SAN DIEGO - Cinque anni fa, era stata l’Università di Stanford a lanciare l’allarme: essere multitasker mette in difficoltà il cervello, debilita la memoria, rovina la concentrazione. Lo studio di due teenager americane, oggi, dimostra l’esatto opposto: fare i compiti con il telefonino acceso, leggere messaggi nel frattempo, inviare tweet e rispondere alle mail può addirittura migliorare le prestazioni.

Presentata venerdì scorso alla conferenza annuale dell’Accademia americana di pediatria a San Diego, l’indagine non smentisce ricerche autorevoli: casomai, prova a mettere l’accento sulle differenze generazionali.

«Ciò che il nostro lavoro sembra suggerire – ha commentato Alexandra Ulmer, 18 anni, al fianco della collega Sarayu Caulfield, 17 anni – è che il nostro cervello, in qualità di “adolescenti digitali”, si è adattato alle molteplici interferenze dei media: siamo nati e cresciuti assieme ai dispositivi elettronici e per questo sappiamo gestire gli stimoli che provengono da lì, senza esserne penalizzati».
Quattrocentotré i giovani presi in esame in due anni, 196 femmine e 207 maschi fra i 10 e i 19 anni, ai quali è stato chiesto di svolgere dei semplici test cognitivi in due stanze. Nell’una erano privi di distrazioni, nell’altra sono stati invitati ad ascoltare musica, utilizzare telefono e pc, rispondere ai messaggi.

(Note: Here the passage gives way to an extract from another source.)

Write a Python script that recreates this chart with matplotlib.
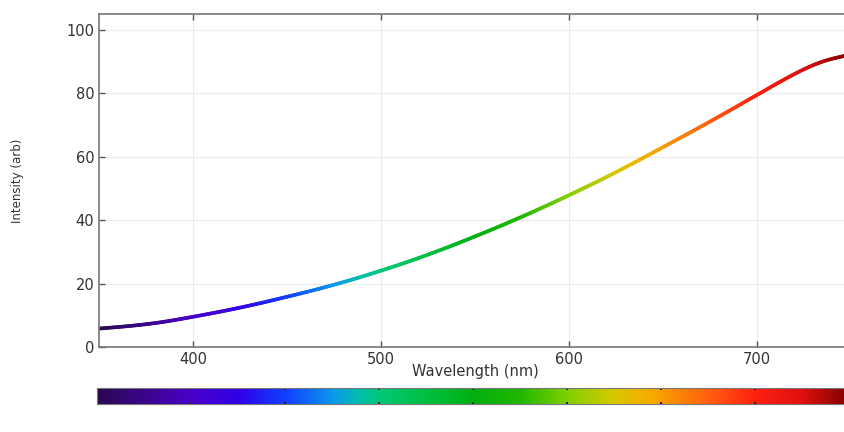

Sessanta di loro sono stati classificati come high multitasker, cioè persone che svolgono meglio le proprie attività quando immersi in un ambiente carico di stimoli tecnologici; quasi 300 sono risultati comunque buoni multitasker. «Questo potrà avere un grosso impatto su curricula e tecniche d’insegnamento», ha concluso la Ulmer.